Fair trade is a market-based approach to sustainable development that links consumers directly with producers, thereby reducing the number of levels in the distribution chain. As a result, a greater share of revenue gets in the hands of small-scale farmers. The purchase of Fair Trade Certified™ coffee, tea, cocoa, chocolate bars, bananas and other fruits benefits producers and consumers by promoting:

  • Fair prices

  • Cooperative workplaces

  • Environmental sustainability

  • Access to financial and technical support

  • Quality products

Fair Trade is a system of trade favorable to local growers and the environment and, therefore, consistent with a jubilee, One Earth economy. Free trade, by contrast, is a system highly favorable to the global corporations and ruling elites that create it resulting in “Multi Earth” economics.

In 2000, when JEM sponsored our first delegation to Chiapas, the southernmost state of Mexico, a relationship was begun with a fair trade cooperative of coffee growers, Maya Vinic. There story is featured in the video, Grounds for Action, that JEM produced in 2003. It was directed by Marco Tavanti, professor at DePaul University, Chicago, and a JEM Advisor. The video is bilingual and has been used internationally to educate on fair trade in high schools, colleges, congregations, and informal groups.

JEM continues to work organizationally with fair trade groups, being the fiscal sponsor currently for Fair Trade San Diego and Fair Trade Berkeley. Board member Dan Swanson who lives in San Cristobal, Chiapas, continues direct relationships with the Maya Vinic Cooperative and other fair trade initiatives.
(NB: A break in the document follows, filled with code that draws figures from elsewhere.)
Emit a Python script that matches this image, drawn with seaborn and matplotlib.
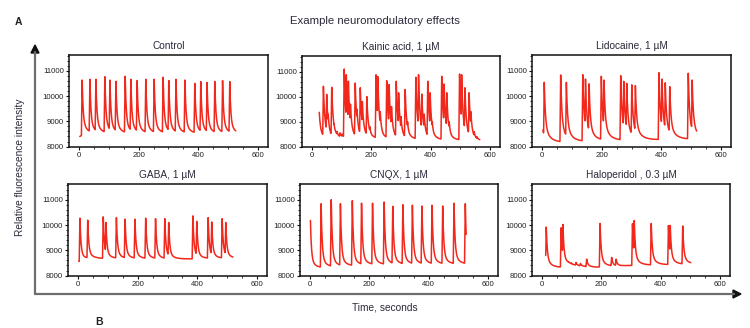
import numpy as np
import pandas as pd
import matplotlib
matplotlib.use("Agg")
import matplotlib.pyplot as plt
from matplotlib.lines import Line2D
import seaborn as sns

# ---------------- data ----------------
titles = ["Control", "Kainic acid, 1 \u00b5M", "Lidocaine, 1 \u00b5M",
          "GABA, 1 \u00b5M", "CNQX, 1 \u00b5M", "Haloperidol , 0.3 \u00b5M"]

# recording span (s)
control_span = [3, 525]
kainic_span = [25, 565]
lidocaine_span = [4, 518]
gaba_span = [3, 519]
cnqx_span = [2, 526]
halo_span = [13, 501]

# event times (s) and peak intensities
control_t = [11, 37, 57, 87, 104, 124, 155, 174, 195, 224, 252, 282, 301, 325, 355, 388, 408, 429, 455, 481, 505]
control_p = [10630, 10660, 10660, 10760, 10630, 10580, 10780, 10660, 10610, 10660, 10660, 10740, 10610, 10660, 10630, 10500, 10570, 10530, 10570, 10610, 10570]
control_bt = [3, 20, 525]
control_bv = [8400, 8520, 8500]

kainic_t = [24, 39, 50, 55, 67, 75, 85, 95, 102, 109, 116, 123, 130, 146, 152, 163, 170, 185, 195,
            216, 222, 230, 252, 260, 268, 284, 292, 300, 314, 322, 350, 359, 370, 378, 390, 398, 405,
            437, 445, 454, 462, 497, 504, 515, 529, 535, 546, 555]
kainic_p = [9600, 10410, 10090, 9300, 10370, 8900, 8600, 8550, 8500, 11100, 10870, 10610, 9700, 10540, 9500, 10350, 9800, 10000, 8800,
            10870, 10800, 9400, 10630, 10480, 9600, 10610, 10150, 9200, 10280, 9000, 10770, 10870, 10100, 9300, 10610, 10150, 9000,
            10810, 10500, 10150, 9000, 10900, 10870, 10350, 10150, 9400, 8600, 8400]
kainic_bt = [25, 100, 300, 565]
kainic_bv = [8300, 8350, 8300, 8250]

lidocaine_t = [3, 8, 63, 82, 137, 146, 158, 199, 208, 264, 274, 284, 301, 313, 392, 402, 413, 428, 490, 503]
lidocaine_p = [8780, 10540, 10830, 10540, 10840, 10670, 10480, 10780, 10630, 10800, 10580, 10500, 10440, 10410, 10920, 10670, 10520, 10370, 10900, 10630]
lidocaine_bt = [4, 60, 200, 400, 518]
lidocaine_bv = [8150, 8170, 8230, 8280, 8300]

gaba_t = [7, 33, 85, 94, 129, 158, 191, 227, 260, 291, 304, 385, 398, 436, 448, 483, 495]
gaba_p = [10270, 10190, 10320, 10100, 10290, 10230, 10230, 10270, 10250, 10250, 10100, 10360, 10140, 10290, 10120, 10250, 10100]
gaba_bt = [3, 40, 300, 519]
gaba_bv = [8560, 8680, 8650, 8680]

cnqx_t = [2, 38, 72, 103, 143, 174, 211, 250, 279, 313, 345, 377, 411, 447, 485, 523]
cnqx_p = [10180, 10840, 11000, 10840, 10960, 10860, 10860, 10910, 10740, 10800, 10780, 10750, 10780, 10750, 10860, 10840]
cnqx_bt = [2, 30, 200, 526]
cnqx_bv = [8300, 8300, 8420, 8450]

halo_t = [11, 15, 65, 71, 90, 100, 115, 130, 151, 196, 235, 250, 305, 311, 368, 426, 432, 474]
halo_p = [9070, 9920, 9890, 10020, 8550, 8500, 8520, 8480, 8650, 10060, 8720, 8650, 10050, 10180, 10060, 9980, 9980, 9960]
halo_bt = [13, 60, 90, 150, 180, 300, 501]
halo_bv = [8320, 8320, 8420, 8350, 8330, 8400, 8450]

# waveform shape per panel: fast decay tau, slow decay tau, slow fraction
shape = [(3.5, 16.0, 0.20), (4.0, 12.0, 0.32), (4.0, 18.0, 0.27),
         (3.5, 16.0, 0.17), (3.5, 16.0, 0.17), (3.5, 16.0, 0.22)]

panels = [
    (control_span, control_t, control_p, control_bt, control_bv),
    (kainic_span, kainic_t, kainic_p, kainic_bt, kainic_bv),
    (lidocaine_span, lidocaine_t, lidocaine_p, lidocaine_bt, lidocaine_bv),
    (gaba_span, gaba_t, gaba_p, gaba_bt, gaba_bv),
    (cnqx_span, cnqx_t, cnqx_p, cnqx_bt, cnqx_bv),
    (halo_span, halo_t, halo_p, halo_bt, halo_bv),
]


def build_trace(span, et, ep, bt, bv, shp):
    tf, ts, fs = shp
    t = np.arange(span[0], span[1] + 0.25, 0.5)
    base = np.interp(t, bt, bv)
    out = base.copy()
    rise = 2.5
    for ti, pi in zip(et, ep):
        amp = pi - np.interp(ti, bt, bv)
        dt = t - ti
        k = np.zeros_like(t)
        r = (dt >= -rise) & (dt < 0)
        k[r] = 1 + dt[r] / rise
        d = dt >= 0
        k[d] = (1 - fs) * np.exp(-dt[d] / tf) + fs * np.exp(-dt[d] / ts)
        out = np.maximum(out, base + amp * k)
    return pd.DataFrame({"time": t, "intensity": out})


# ---------------- figure ----------------
sns.set_theme(style="ticks")
plt.rcParams["font.family"] = ["Liberation Sans", "DejaVu Sans"]

W, H = 750, 328
fig = plt.figure(figsize=(W / 100, H / 100), dpi=100)

# axes boxes in pixels (x0, x1, y0_top, y1_bottom)
boxes = [(69, 268, 55, 147), (302, 500, 56, 147), (532, 731, 55, 147),
         (68, 267, 184, 276), (300, 498, 184, 276), (532, 730, 184, 276)]

red = "#f2281c"
for i, (box, pan) in enumerate(zip(boxes, panels)):
    x0, x1, y0, y1 = box
    ax = fig.add_axes([x0 / W, 1 - y1 / H, (x1 - x0) / W, (y1 - y0) / H])
    df = build_trace(*pan, shape[i])
    sns.lineplot(data=df, x="time", y="intensity", ax=ax, color=red, lw=1.1,
                 estimator=None, sort=False)
    ax.set_xlim(-33, 633)
    ax.set_ylim(7985, 11620)
    ax.set_xticks([0, 200, 400, 600])
    ax.set_xticks(np.arange(-0, 601, 50), minor=True)
    ax.set_yticks([8000, 9000, 10000, 11000])
    ax.set_yticks(np.arange(8000, 11601, 200), minor=True)
    ax.set_xlabel("")
    ax.set_ylabel("")
    ax.set_title(titles[i], fontsize=7.3, color="#2a2a3a", pad=4)
    for s in ax.spines.values():
        s.set_linewidth(1.1)
        s.set_color("#111111")
        s.set_visible(True)
    ax.tick_params(axis="both", which="major", labelsize=5.6, length=2.5, width=0.8,
                   pad=1.2, colors="#111111")
    ax.tick_params(axis="both", which="minor", length=1.3, width=0.6, colors="#111111")
    ax.tick_params(labelcolor="#222222")

# big L-shaped axis frame with arrows
ax_col = "#6e6e6e"
fig.add_artist(Line2D([35 / W, 35 / W], [1 - 294 / H, 1 - 52 / H], color=ax_col, lw=1.6,
                      transform=fig.transFigure))
fig.add_artist(Line2D([35 / W, 734 / W], [1 - 294 / H, 1 - 294 / H], color=ax_col, lw=1.6,
                      transform=fig.transFigure))
fig.patches.append(plt.Polygon([[31 / W, 1 - 53 / H], [39 / W, 1 - 53 / H], [35 / W, 1 - 45 / H]],
                               closed=True, color="#111111", transform=fig.transFigure))
fig.patches.append(plt.Polygon([[733 / W, 1 - 290 / H], [733 / W, 1 - 298 / H], [741 / W, 1 - 294 / H]],
                               closed=True, color="#111111", transform=fig.transFigure))

fig.text(375 / W, 1 - 21 / H, "Example neuromodulatory effects", ha="center", va="center",
         fontsize=8.2, color="#2a2a3a")
fig.text(20 / W, 1 - 167 / H, "Relative fluorescence intensity", ha="center", va="center",
         rotation=90, fontsize=7.3, color="#2a2a3a")
fig.text(385 / W, 1 - 308 / H, "Time, seconds", ha="center", va="center",
         fontsize=7.3, color="#2a2a3a")
fig.text(18 / W, 1 - 22 / H, "A", ha="center", va="center", fontsize=7.5,
         fontweight="bold", color="#222222")
fig.text(99 / W, 1 - 322 / H, "B", ha="center", va="center", fontsize=7.5,
         fontweight="bold", color="#222222")

fig.savefig("out.png", dpi=100)
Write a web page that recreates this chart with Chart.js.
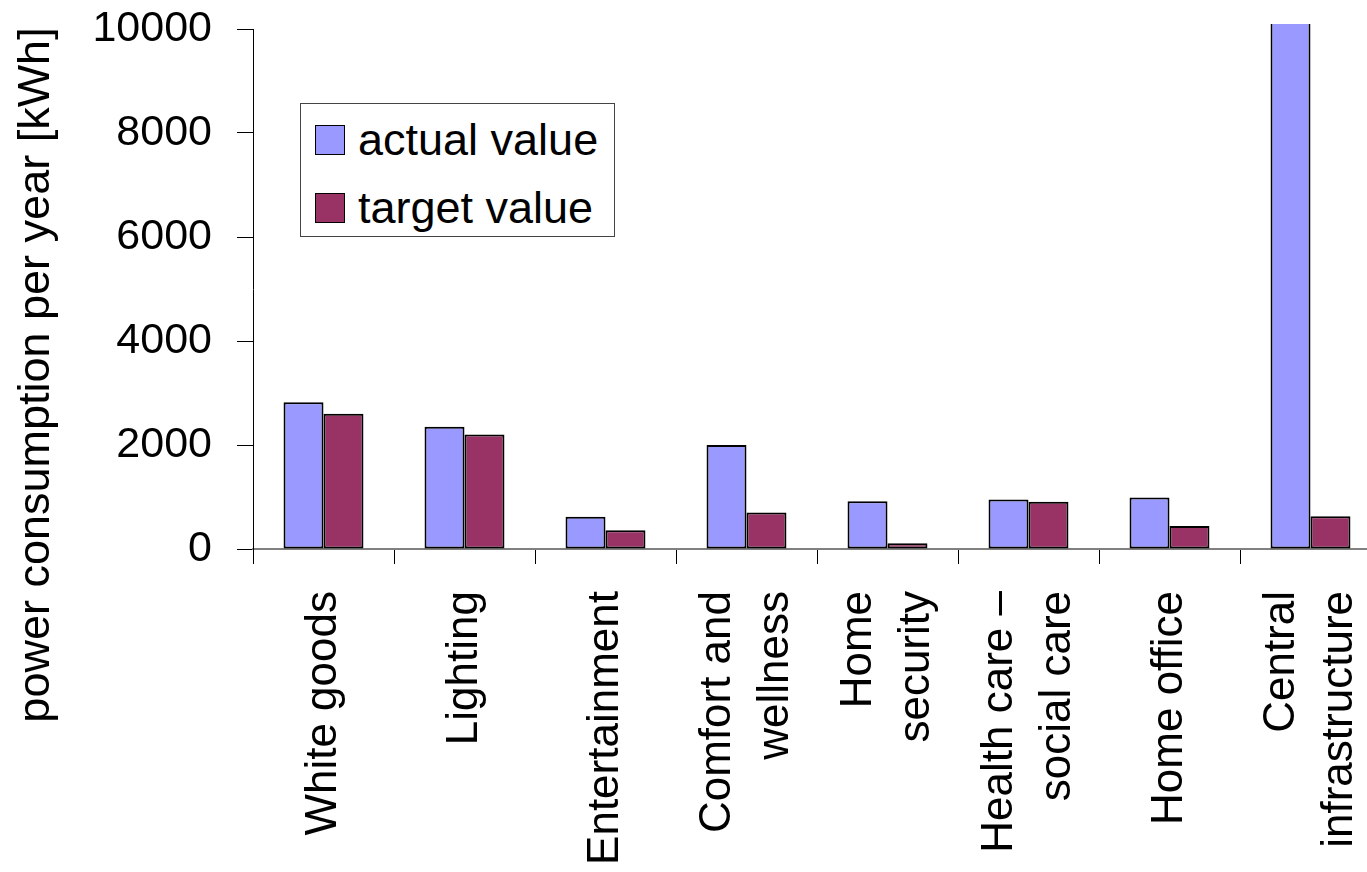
<!DOCTYPE html>
<html lang="en">
<head>
    <meta charset="UTF-8">
    <title>Power consumption per year</title>
    <script src="https://cdn.jsdelivr.net/npm/chart.js"></script>
    <style>
        html, body {
            margin: 0;
            padding: 0;
            background: #fff;
            overflow: hidden;
            font-family: "Liberation Sans", Arial, sans-serif;
        }
        #wrap {
            position: relative;
            width: 1400px;
            height: 872px;
        }
        #legend {
            position: absolute;
            left: 300px;
            top: 103px;
            width: 313px;
            height: 132px;
            border: 1px solid #444;
            background: #fff;
        }
        .item {
            position: absolute;
            left: 14px;
            height: 30px;
            display: flex;
            align-items: center;
            font-size: 45px;
            color: #000;
            white-space: nowrap;
        }
        .item span.box {
            display: inline-block;
            width: 28px;
            height: 28px;
            border: 1px solid #000;
            margin-right: 13px;
        }
    </style>
</head>
<body>
<div id="wrap">
    <canvas id="chart" width="1400" height="872"></canvas>
    <div id="legend"></div>
</div>
<script>
    // data
    var categories = [
        'White goods',
        'Lighting',
        'Entertainment',
        ['Comfort and', 'wellness'],
        ['Home', 'security'],
        ['Health care \u2013', 'social care'],
        'Home office',
        ['Central', 'infrastructure']
    ];
    var actualValues = [2820, 2350, 620, 2000, 920, 950, 990, 12000];
    var targetValues = [2600, 2200, 360, 700, 110, 910, 440, 630];
    var seriesNames = ['actual value', 'target value'];
    var yTicks = [0, 2000, 4000, 6000, 8000, 10000];
    var yTitle = 'power consumption per year [kWh]';

    var FONT = '"Liberation Sans", Arial, sans-serif';

    // y title and rotated category labels are drawn here so that
    // two-line labels stay centred on their category
    var textPlugin = {
        id: 'textPlugin',
        afterDraw: function (chart) {
            var ctx = chart.ctx;
            var xs = chart.scales.x;

            ctx.save();
            ctx.fillStyle = '#000';
            ctx.font = '45px ' + FONT;
            ctx.textAlign = 'center';
            ctx.textBaseline = 'middle';
            ctx.translate(37, 375);
            ctx.rotate(-Math.PI / 2);
            ctx.fillText(yTitle, 0, 0);
            ctx.restore();

            var lh = 58;
            var top = xs.top + 42;
            categories.forEach(function (lab, i) {
                var lines = Array.isArray(lab) ? lab : [lab];
                var cx = xs.getPixelForValue(i);
                lines.forEach(function (line, j) {
                    var x = cx + (j - (lines.length - 1) / 2) * lh;
                    ctx.save();
                    ctx.fillStyle = '#000';
                    ctx.font = '44px ' + FONT;
                    ctx.textAlign = 'right';
                    ctx.textBaseline = 'middle';
                    ctx.translate(x, top);
                    ctx.rotate(-Math.PI / 2);
                    ctx.fillText(line, 0, 0);
                    ctx.restore();
                });
            });
        }
    };

    var ctx = document.getElementById('chart').getContext('2d');
    var chart = new Chart(ctx, {
        type: 'bar',
        data: {
            labels: categories.map(function (c) { return Array.isArray(c) ? c.join(' ') : c; }),
            datasets: [
                {
                    label: seriesNames[0],
                    data: actualValues,
                    backgroundColor: '#9999FF',
                    borderColor: '#000',
                    borderWidth: 2,
                    borderSkipped: false,
                    clip: { left: false, top: 5, right: false, bottom: false }
                },
                {
                    label: seriesNames[1],
                    data: targetValues,
                    backgroundColor: '#993366',
                    borderColor: '#000',
                    borderWidth: 2,
                    borderSkipped: false
                }
            ]
        },
        options: {
            responsive: false,
            animation: false,
            layout: {
                padding: { top: 29, right: 19, bottom: 0, left: 0 }
            },
            datasets: {
                bar: {
                    categoryPercentage: 0.567,
                    barPercentage: 1.0
                }
            },
            scales: {
                x: {
                    grid: {
                        offset: true,
                        drawOnChartArea: false,
                        drawTicks: true,
                        tickLength: 15,
                        color: '#000',
                        lineWidth: 1
                    },
                    border: { display: true, color: '#808080', width: 2 },
                    ticks: { display: false },
                    afterFit: function (scale) { scale.height = 323; }
                },
                y: {
                    min: 0,
                    max: 10000,
                    afterBuildTicks: function (scale) {
                        scale.ticks = yTicks.map(function (v) { return { value: v }; });
                    },
                    grid: {
                        drawOnChartArea: false,
                        drawTicks: true,
                        tickLength: 16,
                        color: '#000',
                        lineWidth: 1
                    },
                    border: { display: true, color: '#000', width: 1 },
                    ticks: {
                        color: '#000',
                        padding: 25,
                        font: { family: FONT, size: 43 },
                        callback: function (v) { return String(v); }
                    },
                    afterFit: function (scale) {
                        scale.width = 253;
                        scale.paddingTop = 0;
                        scale.paddingBottom = 0;
                    }
                }
            },
            plugins: {
                legend: { display: false },
                tooltip: { enabled: false }
            }
        },
        plugins: [textPlugin]
    });

    // legend box inside the plot, built from the datasets
    var legend = document.getElementById('legend');
    chart.data.datasets.forEach(function (ds, i) {
        var item = document.createElement('div');
        item.className = 'item';
        item.style.top = (21 + i * 68) + 'px';
        var box = document.createElement('span');
        box.className = 'box';
        box.style.background = ds.backgroundColor;
        item.appendChild(box);
        item.appendChild(document.createTextNode(ds.label));
        legend.appendChild(item);
    });
</script>
</body>
</html>
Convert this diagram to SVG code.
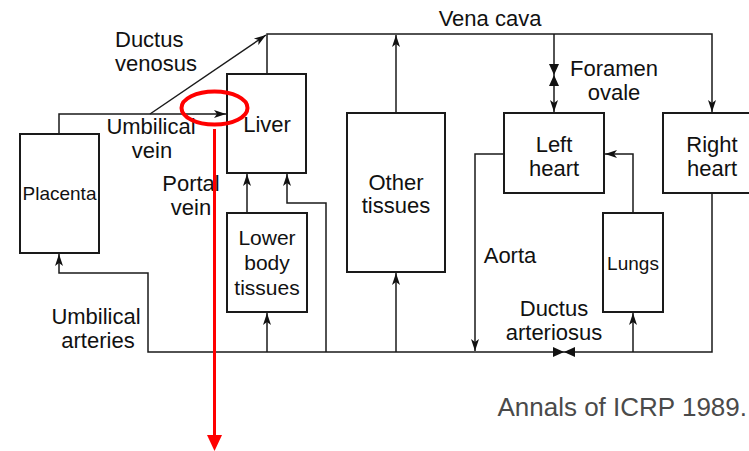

Cafe Virtuoso, a San Diego roaster, wholesaler, and retail coffee and tea shop, is featured in Episode 18 of The Common Good Podcast, and a related slideshow video, created by JEM. Listen and watch to learn more about how fair trade draws interest from local, socially-conscious entrepreneurs who find fair trade products an enhancement of their ethical mission.

When shopping for coffee, tea, chocolate, bananas, rice, and other products, always look for the Fair Trade Certified™ label. If your local market doesn’t stock these fairly traded items, encourage the store manager or owner to do so. In different parts of the world, over 200 products now carry the FT certified label.

When we can buy products knowing that the workers and the land are being treated justly and kindly, we feel the convergence of our ethics, faith, and purchase. This is what happens in our practice of jubilee economics. We can help spread this feeling to others who seek to be ethical buyers. Our congregations, households, schools, and workplaces are all venues in which we can encourage the shift to fair trade, increasing awareness as we do so. In many cases it’s an easy “sell.” Though the free trade system has created many destructive international free trade agreements negotiated by countries and corporate alliances, we do have a choice. And an expanding one at that.